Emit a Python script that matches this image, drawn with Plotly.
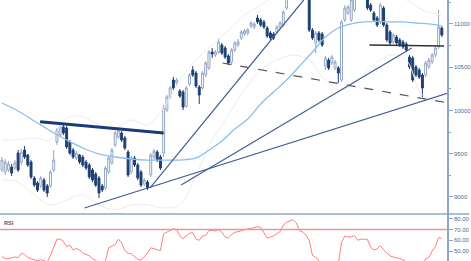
import plotly.graph_objects as go

# ---------------- data ----------------
opens = [9312,9289,9312,9346,9335,9508,9404,9543,9485,9404,
         9219,9162,9127,9196,9127,9127,9312,9636,9716,9809,
         9797,9636,9543,9451,9485,9462,9404,9370,9312,9266,
         9219,9127,9104,9289,9393,9601,9693,9740,9682,9520,
         9289,9451,9370,9289,9150,9173,9254,9462,9520,9462,
         9508,10005,10156,10352,10318,10225,10214,10052,10306,10468,
         10433,10271,10260,10410,10491,10676,10641,10676,10757,10722,
         10630,10560,10699,10757,10838,10884,10896,10976,10965,11069,
         11046,11023,10953,10896,10884,10907,10965,10988,11185,11335,
         11393,11450,11416,11531,11450,11393,10930,10780,10896,10884,
         10514,10583,10549,10491,10491,10352,11046,11127,11046,11161,
         11369,11416,11369,11312,11219,11127,11069,11023,11185,10988,
         10907,10792,10849,10815,10792,10768,10618,10607,10503,10468,
         10410,10410,10503,10560,10641,10734,10953]
closes = [9427,9404,9381,9277,9393,9312,9520,9462,9370,9231,
          9138,9081,9219,9081,9046,9289,9427,9774,9809,9740,
          9578,9508,9462,9508,9404,9370,9335,9231,9196,9138,
          9046,9081,9335,9451,9543,9740,9763,9659,9566,9254,
          9451,9370,9219,9138,9196,9104,9485,9531,9427,9335,
          10029,10156,10260,10260,10352,10167,10040,10260,10410,10410,
          10283,10179,10433,10549,10676,10653,10676,10792,10664,10618,
          10549,10699,10780,10792,10907,10919,10930,11011,11000,11023,
          10988,10965,10861,10838,10838,10965,11011,11138,11300,11416,
          11508,11393,11566,11416,11335,10930,10838,10896,10815,10757,
          10607,10491,10618,10560,10433,11023,11185,11196,11277,11393,
          11450,11335,11300,11185,11161,11046,10988,11219,10988,10815,
          10780,10872,10780,10757,10734,10699,10503,10352,10410,10387,
          10260,10549,10583,10641,10722,10965,10872]
highs = [9462,9439,9416,9381,9427,9543,9555,9589,9497,9427,
         9242,9185,9242,9219,9150,9312,9543,9797,9844,9832,
         9821,9659,9566,9531,9497,9485,9427,9393,9335,9289,
         9242,9150,9358,9474,9566,9763,9809,9763,9705,9543,
         9474,9474,9393,9312,9219,9196,9508,9555,9543,9485,
         10063,10179,10283,10387,10375,10248,10237,10283,10433,10514,
         10456,10294,10456,10572,10699,10722,10699,10838,10780,10745,
         10653,10722,10803,10826,10930,10942,10953,11034,11023,11104,
         11069,11046,10976,10919,10907,10988,11034,11161,11335,11450,
         11531,11508,11600,11566,11485,11416,10953,10919,10919,10907,
         10630,10607,10641,10583,10514,11046,11219,11219,11335,11416,
         11485,11450,11393,11335,11242,11150,11092,11242,11208,11011,
         10930,10896,10872,10838,10815,10792,10641,10630,10526,10491,
         10433,10572,10607,10664,10745,11161,10976]
lows = [9289,9254,9289,9242,9312,9289,9370,9439,9346,9208,
        9115,9057,9104,9057,9000,9104,9289,9601,9693,9716,
        9555,9485,9439,9427,9381,9346,9312,9208,9173,9115,
        8988,9057,9081,9266,9370,9578,9670,9636,9543,9231,
        9266,9346,9196,9115,9127,9081,9231,9439,9404,9312,
        9462,9982,10133,10237,10294,10144,10005,10029,10283,10387,
        10260,10075,10237,10387,10468,10607,10618,10653,10641,10595,
        10526,10537,10676,10734,10815,10861,10872,10953,10942,11000,
        10965,10942,10838,10815,10815,10884,10942,10965,11161,11312,
        11369,11369,11393,11393,11312,10907,10815,10664,10792,10734,
        10468,10468,10526,10468,10318,10329,11023,11104,11023,11138,
        11335,11300,11277,11161,11138,11023,10965,11000,10965,10792,
        10757,10768,10757,10734,10711,10676,10479,10329,10387,10364,
        10156,10387,10479,10537,10618,10711,10849]

rsi = [45,43,43,44,44.5,44,48,47,44,43,
       42,41,42,41,40,46,54,61,61,59,
       54,55.5,51,52.5,51,48,47,45.5,43,41.5,
       38,37,41,53,54.5,56,61,57.5,50.5,48,
       47.5,45,42.5,41.5,44.4,48,53,52,51,50.5,
       66,67.5,69,70.5,70,64,61.5,64.4,66.5,67,
       61,60,64,64.4,69,69,68.5,69.7,67.5,63,
       62,65.5,67.3,68,69,70,70.5,71,72,72.5,
       72,67,62,63,64,66,68,74,76.5,78,
       79,76,69,67.5,65,60,46,44.5,41,37,
       34,33,34,36,38,58,64,63,63,64.5,
       60,61,61,60.7,53.5,51,52,55,51,48,
       45.5,44.5,44,43,42,40,36,33,34,33,
       35,43,44,50,54,62.5,61.5]

# moving average (index, value)
ma_idx = [0,5,10,15,20,25,30,35,40,45,50,55,60,65,68,72,76,80,84,88,92,96,100,104,108,112,116,120,124,128,132,136]
ma_val = [10086,9994,9878,9763,9659,9566,9497,9462,9439,9427,9427,9427,9451,9566,9647,9786,9901,10075,10214,10352,10514,10676,10849,10953,11000,11023,11029,11023,11023,11011,11000,10976]

# envelope bands (index, value)
bb_idx = [0,5,10,15,20,25,30,35,40,45,50,55,60,65,70,75,80,85,90,95,100,105,110,115,120,125,130,136]
bb_up = [9659,9659,9682,9659,9913,9925,9832,9797,9890,9832,10029,10352,10583,10757,10930,11104,11219,11335,11400,11420,11420,11400,11380,11350,11300,11280,11161,11104]
bb_lo = [9196,9173,9023,8908,8965,9023,8908,8850,8908,8908,8873,8908,9254,9659,9948,10237,10468,10583,10641,10583,10352,10237,10352,10526,10641,10583,10179,10121]

# drawn lines: (start index, start value, end index, end value)
resist = [11.8, 9870, 50.0, 9740]
support_long = [25.5, 8873, 137.9, 10202]
steep = [45.8, 9104, 93.3, 11277]
line_a = [55.4, 9139, 126.7, 10723]
dashed = [68.2, 10549, 137.9, 10087]
neck = [113.6, 10757, 136.7, 10745]

price_ticks = [9000, 9500, 10000, 10500, 11000]
rsi_ticks = [50, 60, 70, 80]

idx = list(range(len(opens)))

DARK = "#1d3f72"
UPLINE = "#93a6c4"
TREND = "#3f5f93"
AXIS = "#8ea7c9"
LBL = "#4c6b93"

fig = go.Figure()

fig.add_trace(go.Scatter(x=bb_idx, y=bb_up, mode="lines", line=dict(color="#ececec", width=1, shape="spline"), hoverinfo="skip"))
fig.add_trace(go.Scatter(x=bb_idx, y=bb_lo, mode="lines", line=dict(color="#ececec", width=1, shape="spline"), hoverinfo="skip"))
fig.add_trace(go.Scatter(x=ma_idx, y=ma_val, mode="lines", line=dict(color="#86bff0", width=1.3, shape="spline"), hoverinfo="skip"))

fig.add_trace(go.Candlestick(
    x=idx, open=opens, high=highs, low=lows, close=closes,
    increasing=dict(line=dict(color=UPLINE, width=1), fillcolor="white"),
    decreasing=dict(line=dict(color=DARK, width=1), fillcolor=DARK),
    whiskerwidth=0, hoverinfo="skip"))

def seg(s, color, width, dash="solid"):
    fig.add_trace(go.Scatter(x=[s[0], s[2]], y=[s[1], s[3]], mode="lines",
                             line=dict(color=color, width=width, dash=dash), hoverinfo="skip"))

seg(resist, "#1b3a78", 3)
seg(support_long, TREND, 1.2)
seg(steep, TREND, 1.2)
seg(line_a, TREND, 1.2)
seg(dashed, "#555555", 1.2, "dash")
seg(neck, "#333333", 1.6)

fig.add_trace(go.Scatter(x=idx, y=rsi, mode="lines", line=dict(color="#ff7f7f", width=1),
                         xaxis="x2", yaxis="y2", hoverinfo="skip"))

fig.update_layout(
    width=471, height=261, margin=dict(l=0, r=15, t=0, b=0),
    paper_bgcolor="white", plot_bgcolor="white", showlegend=False, boxgap=0.15,
    xaxis=dict(range=[-0.6, 137.6], visible=False, rangeslider=dict(visible=False), domain=[0, 1]),
    xaxis2=dict(range=[-0.6, 137.6], visible=False, anchor="y2", domain=[0, 1]),
    yaxis=dict(domain=[0.18, 1], range=[8803, 11277], side="right", showgrid=False, zeroline=False,
               showline=True, linecolor=AXIS, linewidth=1.5, ticks="outside", ticklen=4, tickcolor=AXIS,
               tickvals=price_ticks, tickformat="d", tickfont=dict(size=6, color=LBL, family="Arial"),
               minor=dict(ticks="outside", ticklen=2, tickcolor=AXIS, dtick=250)),
    yaxis2=dict(domain=[0, 0.18], range=[40.8, 84.3], side="right", showgrid=False, zeroline=False, anchor="x2",
                showline=True, linecolor=AXIS, linewidth=1.5, ticks="outside", ticklen=4, tickcolor=AXIS,
                tickvals=rsi_ticks, tickformat=".2f", tickfont=dict(size=6, color=LBL, family="Arial")),
    shapes=[
        dict(type="line", xref="paper", yref="paper", x0=0, x1=1.05, y0=0.18, y1=0.18,
             line=dict(color=AXIS, width=1.5)),
        dict(type="line", xref="x2", yref="y2", x0=-0.6, x1=137.6, y0=70, y1=70,
             line=dict(color="#e39a9a", width=1.5)),
    ],
    annotations=[dict(text="<b>RSI</b>", xref="paper", yref="paper", x=0.005, y=0.165, xanchor="left",
                      yanchor="top", showarrow=False, font=dict(size=5.5, color="#3d5a80", family="Arial"))],
)

fig.write_html("out.html")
········
Reproduce exactly the run of lines that opens the listing and closes with the line holding "import plotly.graph_objects as go". Pictures are excluded.

Emit a Python script that matches this image, drawn with Plotly.
import plotly.graph_objects as go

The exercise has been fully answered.